The Galaxy S25 Edge flopped, but Samsung can learn from it

Ryan Haines / Android Authority
If there’s one thing I want Samsung to take away from the disappointing chapter that was the Galaxy S25 Edge launch, it’s this: Apple doesn’t always get it right. It’s as simple as that. Just because Apple decided to go slim for the iPhone Air doesn’t mean Samsung needed to do the same. Just because it could beat Apple to market doesn’t mean it should have.
More specifically, I think both Apple and Samsung invested too heavily in the thin phone hype they created. I don’t know of anyone, whether an iOS fan or an Android fan, who has ever asked for a phone that does less, certainly not one that does less and costs more. And, if Samsung had done what it usually does — copied Apple after the fact — it would have learned that. It would have watched the iPhone Air bring up the rear of the iPhone 17 series (according to MacRumors and Morgan Stanley) and decided not to give it a try.
Lesson number one: Apple doesn’t know everything.
Instead, Samsung jumped into the fire first, and I think we can say it got burned. It found out the hard way that you can’t steal hype from a product that didn’t have much hype to begin with, and that you can’t push the limits of optimization when your opponent has long been the king of smartphone optimization. But, now that the Galaxy S25 Edge exists — at least for a few more months — Samsung needs to find a silver lining. It needs to take some of the hardware advancements from the Edge and find a way to work them into other Galaxy devices that people will actually buy.

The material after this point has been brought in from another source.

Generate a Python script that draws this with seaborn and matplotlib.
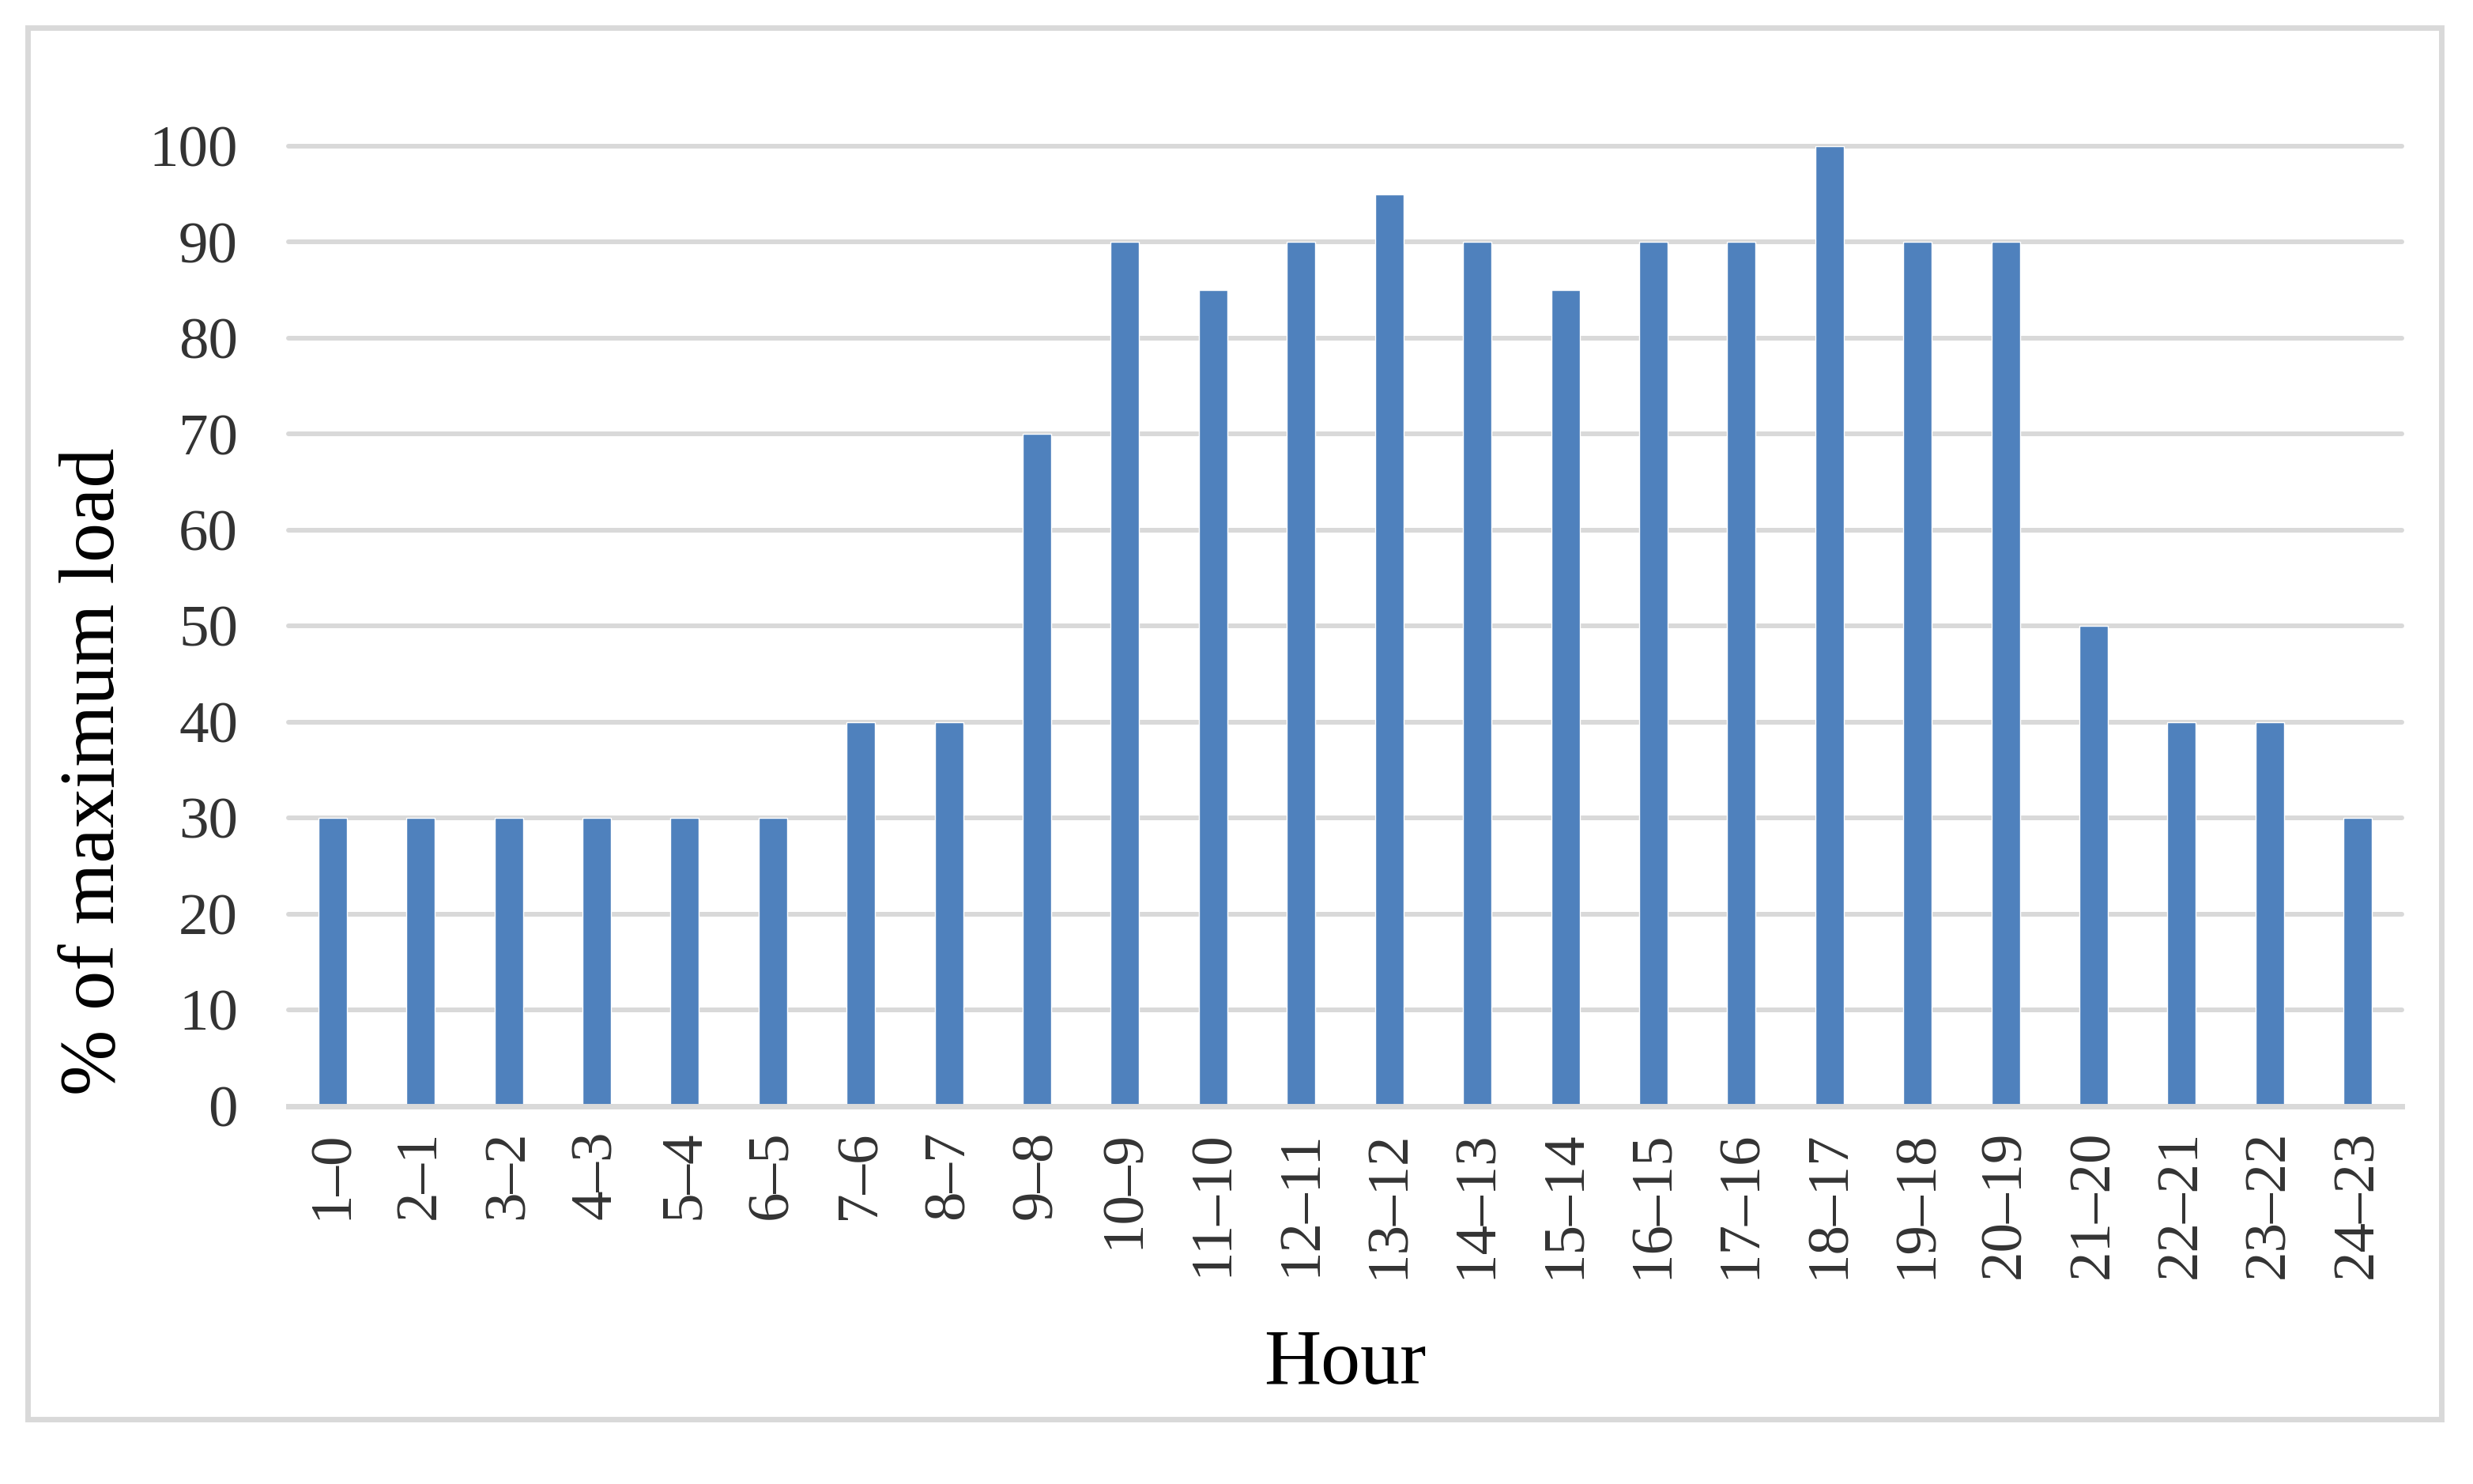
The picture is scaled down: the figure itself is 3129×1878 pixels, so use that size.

In my opinion, that means letting the Galaxy S25 Edge inform the future of the Galaxy Z Flip and Galaxy Z Fold. It means learning lessons from the subpar cooling architecture that comes with an ultra-thin frame, lessons from pairing a smaller battery with a more powerful chipset, and lessons from the idea that less isn’t more. So far, those lessons have worked pretty well on the Galaxy Z Fold 7, but Samsung needs to push them even further.
And, at the very least, Samsung needs to stop letting Apple act as the be-all and end-all trendsetter that it has somehow become, because it will not be able to beat Apple at its own game.